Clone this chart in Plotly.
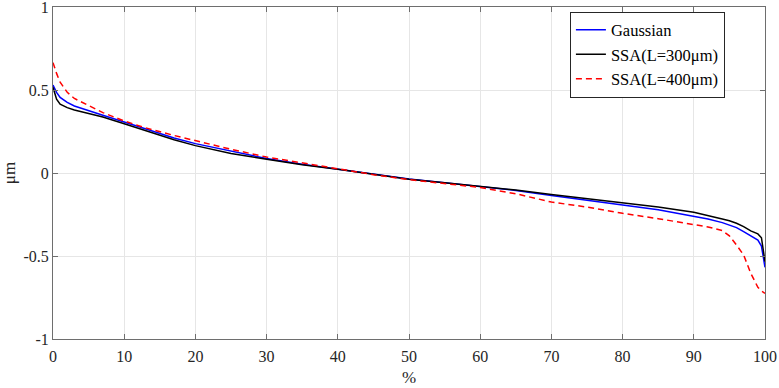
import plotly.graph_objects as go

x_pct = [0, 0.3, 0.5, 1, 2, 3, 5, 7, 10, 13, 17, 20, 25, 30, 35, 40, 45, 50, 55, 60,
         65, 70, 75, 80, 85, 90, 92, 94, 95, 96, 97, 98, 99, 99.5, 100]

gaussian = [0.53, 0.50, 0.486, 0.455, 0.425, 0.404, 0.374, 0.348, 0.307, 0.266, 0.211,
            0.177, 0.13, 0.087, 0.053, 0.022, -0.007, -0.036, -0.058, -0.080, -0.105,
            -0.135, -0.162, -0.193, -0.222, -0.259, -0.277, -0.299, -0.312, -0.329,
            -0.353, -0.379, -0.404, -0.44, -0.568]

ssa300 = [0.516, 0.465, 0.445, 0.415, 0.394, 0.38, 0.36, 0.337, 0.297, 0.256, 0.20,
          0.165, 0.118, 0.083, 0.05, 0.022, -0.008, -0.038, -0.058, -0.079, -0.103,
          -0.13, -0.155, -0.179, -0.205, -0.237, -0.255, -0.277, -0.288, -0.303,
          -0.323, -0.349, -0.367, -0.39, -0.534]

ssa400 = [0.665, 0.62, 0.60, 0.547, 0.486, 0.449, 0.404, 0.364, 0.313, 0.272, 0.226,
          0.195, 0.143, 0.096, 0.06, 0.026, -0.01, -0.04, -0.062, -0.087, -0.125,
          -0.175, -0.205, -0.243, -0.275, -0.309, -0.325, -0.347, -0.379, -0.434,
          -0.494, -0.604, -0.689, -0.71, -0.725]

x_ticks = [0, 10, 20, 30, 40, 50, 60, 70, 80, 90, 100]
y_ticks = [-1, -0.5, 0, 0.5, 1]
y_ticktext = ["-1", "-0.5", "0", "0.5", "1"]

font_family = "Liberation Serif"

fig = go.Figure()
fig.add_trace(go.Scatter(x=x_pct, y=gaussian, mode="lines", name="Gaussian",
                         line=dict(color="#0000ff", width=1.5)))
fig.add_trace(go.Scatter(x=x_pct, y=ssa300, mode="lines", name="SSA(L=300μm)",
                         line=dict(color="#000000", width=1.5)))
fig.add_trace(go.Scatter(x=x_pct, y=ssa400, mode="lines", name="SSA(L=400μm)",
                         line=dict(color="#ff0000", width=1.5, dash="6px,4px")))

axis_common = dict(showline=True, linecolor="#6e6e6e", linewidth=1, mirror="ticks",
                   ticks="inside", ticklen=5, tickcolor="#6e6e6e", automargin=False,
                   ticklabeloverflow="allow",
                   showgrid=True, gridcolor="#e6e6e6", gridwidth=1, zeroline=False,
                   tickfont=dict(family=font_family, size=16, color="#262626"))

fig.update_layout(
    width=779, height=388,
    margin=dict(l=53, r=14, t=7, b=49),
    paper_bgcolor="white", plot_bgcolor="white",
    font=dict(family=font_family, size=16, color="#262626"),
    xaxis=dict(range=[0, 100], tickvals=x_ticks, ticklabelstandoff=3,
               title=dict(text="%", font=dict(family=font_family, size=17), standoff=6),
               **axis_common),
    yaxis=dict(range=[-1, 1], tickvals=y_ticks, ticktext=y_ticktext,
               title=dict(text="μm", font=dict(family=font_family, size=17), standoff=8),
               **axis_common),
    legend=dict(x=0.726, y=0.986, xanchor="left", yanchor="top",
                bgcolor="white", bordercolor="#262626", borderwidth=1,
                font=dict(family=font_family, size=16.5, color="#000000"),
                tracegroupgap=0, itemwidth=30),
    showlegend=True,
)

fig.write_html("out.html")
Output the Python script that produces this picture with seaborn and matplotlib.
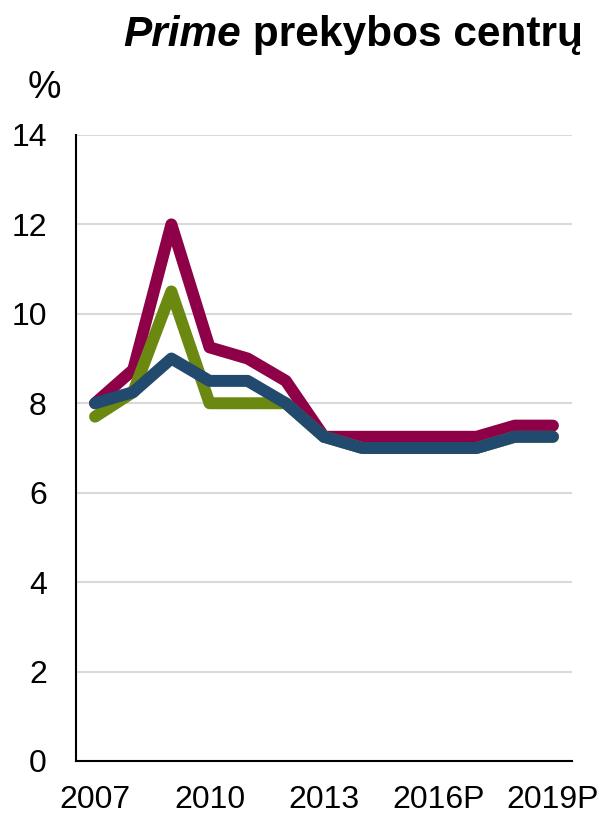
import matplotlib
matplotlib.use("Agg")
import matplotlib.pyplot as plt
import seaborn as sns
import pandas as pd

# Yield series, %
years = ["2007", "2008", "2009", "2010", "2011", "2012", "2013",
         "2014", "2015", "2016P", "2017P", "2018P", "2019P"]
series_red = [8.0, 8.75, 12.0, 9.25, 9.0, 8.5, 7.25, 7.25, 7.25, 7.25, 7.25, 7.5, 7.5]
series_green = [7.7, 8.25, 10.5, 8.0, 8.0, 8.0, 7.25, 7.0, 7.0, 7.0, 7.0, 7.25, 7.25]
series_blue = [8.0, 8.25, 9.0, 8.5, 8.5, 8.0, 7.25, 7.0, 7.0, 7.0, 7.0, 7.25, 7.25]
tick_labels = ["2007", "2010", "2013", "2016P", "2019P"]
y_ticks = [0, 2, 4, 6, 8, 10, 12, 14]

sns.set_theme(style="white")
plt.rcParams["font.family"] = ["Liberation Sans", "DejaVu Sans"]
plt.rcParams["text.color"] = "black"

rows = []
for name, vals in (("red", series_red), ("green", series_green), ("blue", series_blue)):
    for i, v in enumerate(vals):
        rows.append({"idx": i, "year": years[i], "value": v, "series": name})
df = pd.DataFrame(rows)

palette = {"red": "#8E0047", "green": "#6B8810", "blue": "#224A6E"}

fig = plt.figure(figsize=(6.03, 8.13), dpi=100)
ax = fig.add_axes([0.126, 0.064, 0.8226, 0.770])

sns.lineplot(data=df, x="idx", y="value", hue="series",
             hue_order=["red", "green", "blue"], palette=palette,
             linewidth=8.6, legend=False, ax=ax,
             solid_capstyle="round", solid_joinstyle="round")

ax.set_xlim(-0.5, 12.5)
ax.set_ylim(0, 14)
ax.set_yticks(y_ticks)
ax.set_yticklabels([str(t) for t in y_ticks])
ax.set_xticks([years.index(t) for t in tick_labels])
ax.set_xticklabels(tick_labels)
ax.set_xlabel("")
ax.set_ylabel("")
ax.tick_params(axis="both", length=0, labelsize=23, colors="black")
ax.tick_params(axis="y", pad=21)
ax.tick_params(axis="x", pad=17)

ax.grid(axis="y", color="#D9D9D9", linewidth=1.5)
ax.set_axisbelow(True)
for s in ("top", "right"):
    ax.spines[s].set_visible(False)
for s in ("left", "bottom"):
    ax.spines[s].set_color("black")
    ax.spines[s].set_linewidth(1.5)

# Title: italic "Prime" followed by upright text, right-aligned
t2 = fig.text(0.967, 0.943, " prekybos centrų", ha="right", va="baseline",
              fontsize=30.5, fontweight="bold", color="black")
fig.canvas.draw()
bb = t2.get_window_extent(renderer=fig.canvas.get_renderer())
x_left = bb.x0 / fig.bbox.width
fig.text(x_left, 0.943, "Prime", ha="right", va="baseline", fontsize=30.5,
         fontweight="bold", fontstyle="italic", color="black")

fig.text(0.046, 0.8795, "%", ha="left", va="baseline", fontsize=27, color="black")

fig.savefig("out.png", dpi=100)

---

### WORK TO BE COMPLETED
Go to the line that contains "Output the Python" and copy from there down to the line that contains "import pandas as pd", with both lines included. Pass over the pictures.

### ANSWER TO THIS PROBLEM
Output the Python script that produces this picture with seaborn and matplotlib.
import matplotlib
matplotlib.use("Agg")
import matplotlib.pyplot as plt
import seaborn as sns
import pandas as pd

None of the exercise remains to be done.